■ **Directive**
Starting with the first line of the listing, quote each line exactly until and including the one with "(0,0) rectangle (568,841);", leaving pictures out.

# # # # # # #

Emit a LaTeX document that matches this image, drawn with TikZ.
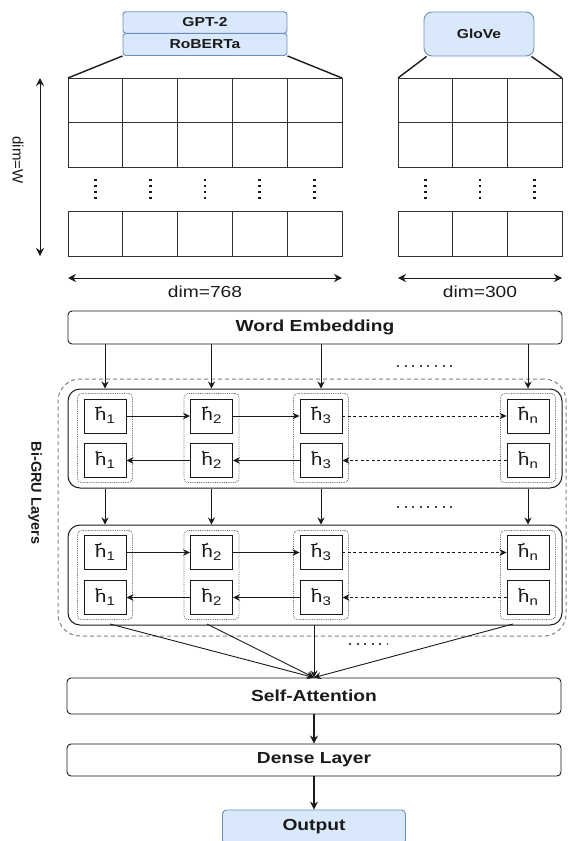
\documentclass[tikz,border=0pt]{standalone}
\usepackage{fontspec}
\setmainfont{Liberation Sans}[FakeStretch=1.2]
\newfontfamily\rotsans{Liberation Sans}
\usetikzlibrary{arrows.meta}
\definecolor{bluef}{HTML}{DAE8FC}
\definecolor{blueb}{HTML}{6C8EBF}
\definecolor{ink}{HTML}{1A1A1A}
\newcommand{\hlab}[1]{h\raisebox{-3pt}{\fontsize{12.5}{12.5}\selectfont #1}}
\begin{document}
\begin{tikzpicture}[x=1pt,y=-1pt,
  every node/.style={text=ink},
  bluebox/.style={draw=blueb, fill=bluef, line width=0.9pt, rounded corners=3pt, inner sep=0pt, font=\bfseries\fontsize{13}{13}\selectfont},
  layerbox/.style={draw=ink, line width=0.9pt, rounded corners=4pt, inner sep=0pt, minimum width=494pt, font=\bfseries\fontsize{16}{16}\selectfont},
  grubox/.style={draw=ink, line width=1pt, rounded corners=12pt, minimum width=494pt, inner sep=0pt},
  groupbox/.style={draw=ink!65, densely dotted, line width=0.8pt, rounded corners=4pt, minimum width=55pt, minimum height=89pt, inner sep=0pt},
  hcell/.style={draw=ink, line width=0.9pt, minimum width=42pt, minimum height=34pt, inner sep=0pt, font=\fontsize{17}{17}\selectfont},
  accarrow/.style={draw=ink, line width=0.6pt, -{Stealth[length=2.6pt,width=2.8pt]}},
  cellline/.style={draw=ink!90, line width=0.95pt},
  gdots/.style={draw=ink, line width=2.8pt, dash pattern=on 2.8pt off 3.2pt},
  ellip/.style={draw=ink!80, line width=2pt, dash pattern=on 2pt off 5.6pt},
  conn/.style={draw=ink, line width=1.4pt},
  dimarrow/.style={draw=ink, line width=1pt, {Stealth[length=8pt,width=8pt]}-{Stealth[length=8pt,width=8pt]}},
  varrow/.style={draw=ink, line width=0.9pt, -{Stealth[length=7pt,width=7pt]}},
  harrow/.style={draw=ink, line width=0.8pt, -{Stealth[length=7pt,width=6.5pt]}},
  harrowd/.style={harrow, dash pattern=on 3pt off 2.5pt},
  thickarrow/.style={draw=ink, line width=1.8pt, -{Stealth[length=8pt,width=8pt]}},
  lab/.style={font=\fontsize{16}{16}\selectfont}
]
\useasboundingbox (0,0) rectangle (568,841);

% ---------- embedding sources ----------
\node[bluebox, minimum width=164pt, minimum height=21.5pt] (gpt) at (205,22.5) {GPT-2};
\node[bluebox, minimum width=164pt, minimum height=22pt] (rob) at (205,44.5) {RoBERTa};
\node[bluebox, rounded corners=8pt, minimum width=110pt, minimum height=44pt] (glove) at (479,34) {GloVe};

% ---------- left grid (768) ----------
\foreach \i in {0,...,4} {
  \draw[cellline] ({68+\i*54.8},78) rectangle ++(54.8,44.5);
  \draw[cellline] ({68+\i*54.8},122.5) rectangle ++(54.8,44.5);
  \draw[cellline] ({68+\i*54.8},211) rectangle ++(54.8,45);
  \draw[gdots] ({68+(\i+0.5)*54.8},178.5) -- ({68+(\i+0.5)*54.8},200);
}
% ---------- right grid (300) ----------
\foreach \i in {0,...,2} {
  \draw[cellline] ({398+\i*54.67},78) rectangle ++(54.67,44.5);
  \draw[cellline] ({398+\i*54.67},122.5) rectangle ++(54.67,44.5);
  \draw[cellline] ({398+\i*54.67},211) rectangle ++(54.67,45);
  \draw[gdots] ({398+(\i+0.5)*54.67},178.5) -- ({398+(\i+0.5)*54.67},200);
}
\coordinate (lgTL) at (68,78);
\coordinate (lgTR) at (342,78);
\coordinate (rgTL) at (398,78);
\coordinate (rgTR) at (562,78);
\draw[conn] (rob.south west) -- (lgTL);
\draw[conn] (rob.south east) -- (lgTR);
\draw[conn] ([xshift=3pt]glove.south west) -- (rgTL);
\draw[conn] ([xshift=-3pt]glove.south east) -- (rgTR);

% ---------- dimension arrows ----------
\coordinate (wTop) at (40,78);
\coordinate (wBot) at (40,256);
\draw[dimarrow] (wTop) -- (wBot);
\node[rotate=-90, font=\rotsans\fontsize{15}{15}\selectfont] (dimW) at (18,160) {dim=W};
\coordinate (d1L) at (68,278);
\coordinate (d1R) at (342,278);
\coordinate (d2L) at (398,278);
\coordinate (d2R) at (562,278);
\draw[dimarrow] (d1L) -- (d1R);
\draw[dimarrow] (d2L) -- (d2R);
\node[lab] (dim768) at (205,292) {dim=768};
\node[lab] (dim300) at (480,292) {dim=300};

% ---------- word embedding ----------
\node[layerbox, minimum height=33pt] (we) at (315,327.5) {Word Embedding};

% ---------- Bi-GRU region ----------
\node[draw=ink!55, line width=1pt, dash pattern=on 4pt off 3pt, rounded corners=22pt, minimum width=508pt, minimum height=257pt, inner sep=0pt] (bigru) at (312,507.5) {};
\node[rotate=-90, font=\rotsans\bfseries\fontsize{14.5}{14.5}\selectfont] (bigrulab) at (35,493) {Bi-GRU Layers};

\node[grubox, minimum height=99pt] (gru1) at (315,438.5) {};
\node[grubox, minimum height=100pt] (gru2) at (315,575) {};

% cells of both layers
\foreach \n/\x/\s in {1/105/1, 2/211.5/2, 3/321/3, 4/528/n} {
  \node[groupbox] (ga\n) at (\x,438) {};
  \node[hcell] (fa\n) at (\x,416) {\hlab{\s}};
  \node[hcell] (ba\n) at (\x,460.5) {\hlab{\s}};
  \node[groupbox] (gb\n) at (\x,575) {};
  \node[hcell] (fb\n) at (\x,552.5) {\hlab{\s}};
  \node[hcell] (bb\n) at (\x,597.5) {\hlab{\s}};
  \draw[accarrow] ([shift={(-10,-8.6)}]fa\n.center) -- ++(7,0);
  \draw[accarrow] ([shift={(-10,-8.6)}]fb\n.center) -- ++(7,0);
  \draw[accarrow] ([shift={(-3,-8.6)}]ba\n.center) -- ++(-7,0);
  \draw[accarrow] ([shift={(-3,-8.6)}]bb\n.center) -- ++(-7,0);
}
\foreach \p in {a,b} {
  \draw[harrow] (f\p1.east) -- (f\p2.west);
  \draw[harrow] (f\p2.east) -- (f\p3.west);
  \draw[harrowd] (f\p3.east) -- (f\p4.west);
  \draw[harrowd] (b\p4.west) -- (b\p3.east);
  \draw[harrow] (b\p3.west) -- (b\p2.east);
  \draw[harrow] (b\p2.west) -- (b\p1.east);
}

% vertical connections
\foreach \n in {1,...,4} {
  \draw[varrow] (we.south -| ga\n.north) -- (gru1.north -| ga\n.north);
  \draw[varrow] (gru1.south -| gb\n.north) -- (gru2.north -| gb\n.north);
}
\coordinate (e1a) at (397,366);
\coordinate (e1b) at (452,366);
\coordinate (e2a) at (397,507);
\coordinate (e2b) at (452,507);
\coordinate (e3a) at (349,644);
\coordinate (e3b) at (388,644);
\draw[ellip] (e1a) -- (e1b);
\draw[ellip] (e2a) -- (e2b);
\draw[ellip] (e3a) -- (e3b);

% ---------- attention / dense / output ----------
\node[layerbox, minimum height=36pt] (sa) at (314,696) {Self-Attention};
\node[layerbox, minimum height=32pt] (dense) at (314,760) {Dense Layer};
\node[bluebox, rounded corners=4pt, minimum width=183pt, minimum height=34pt, font=\bfseries\fontsize{16}{16}\selectfont] (out) at (314,827) {Output};

\coordinate (s1) at (110,624);
\coordinate (s2) at (207,624);
\coordinate (s3) at (314,625);
\coordinate (s4) at (513,624);
\foreach \s in {s1,s2,s3,s4} \draw[varrow] (\s) -- (sa.north);
\draw[thickarrow] (sa.south) -- (dense.north);
\draw[thickarrow] (dense.south) -- (out.north);
\end{tikzpicture}
\end{document}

# # # # # # #

■ **Finished answer**
Emit a LaTeX document that matches this image, drawn with TikZ.
\documentclass[tikz,border=0pt]{standalone}
\usepackage{fontspec}
\setmainfont{Liberation Sans}[FakeStretch=1.2]
\newfontfamily\rotsans{Liberation Sans}
\usetikzlibrary{arrows.meta}
\definecolor{bluef}{HTML}{DAE8FC}
\definecolor{blueb}{HTML}{6C8EBF}
\definecolor{ink}{HTML}{1A1A1A}
\newcommand{\hlab}[1]{h\raisebox{-3pt}{\fontsize{12.5}{12.5}\selectfont #1}}
\begin{document}
\begin{tikzpicture}[x=1pt,y=-1pt,
  every node/.style={text=ink},
  bluebox/.style={draw=blueb, fill=bluef, line width=0.9pt, rounded corners=3pt, inner sep=0pt, font=\bfseries\fontsize{13}{13}\selectfont},
  layerbox/.style={draw=ink, line width=0.9pt, rounded corners=4pt, inner sep=0pt, minimum width=494pt, font=\bfseries\fontsize{16}{16}\selectfont},
  grubox/.style={draw=ink, line width=1pt, rounded corners=12pt, minimum width=494pt, inner sep=0pt},
  groupbox/.style={draw=ink!65, densely dotted, line width=0.8pt, rounded corners=4pt, minimum width=55pt, minimum height=89pt, inner sep=0pt},
  hcell/.style={draw=ink, line width=0.9pt, minimum width=42pt, minimum height=34pt, inner sep=0pt, font=\fontsize{17}{17}\selectfont},
  accarrow/.style={draw=ink, line width=0.6pt, -{Stealth[length=2.6pt,width=2.8pt]}},
  cellline/.style={draw=ink!90, line width=0.95pt},
  gdots/.style={draw=ink, line width=2.8pt, dash pattern=on 2.8pt off 3.2pt},
  ellip/.style={draw=ink!80, line width=2pt, dash pattern=on 2pt off 5.6pt},
  conn/.style={draw=ink, line width=1.4pt},
  dimarrow/.style={draw=ink, line width=1pt, {Stealth[length=8pt,width=8pt]}-{Stealth[length=8pt,width=8pt]}},
  varrow/.style={draw=ink, line width=0.9pt, -{Stealth[length=7pt,width=7pt]}},
  harrow/.style={draw=ink, line width=0.8pt, -{Stealth[length=7pt,width=6.5pt]}},
  harrowd/.style={harrow, dash pattern=on 3pt off 2.5pt},
  thickarrow/.style={draw=ink, line width=1.8pt, -{Stealth[length=8pt,width=8pt]}},
  lab/.style={font=\fontsize{16}{16}\selectfont}
]
\useasboundingbox (0,0) rectangle (568,841);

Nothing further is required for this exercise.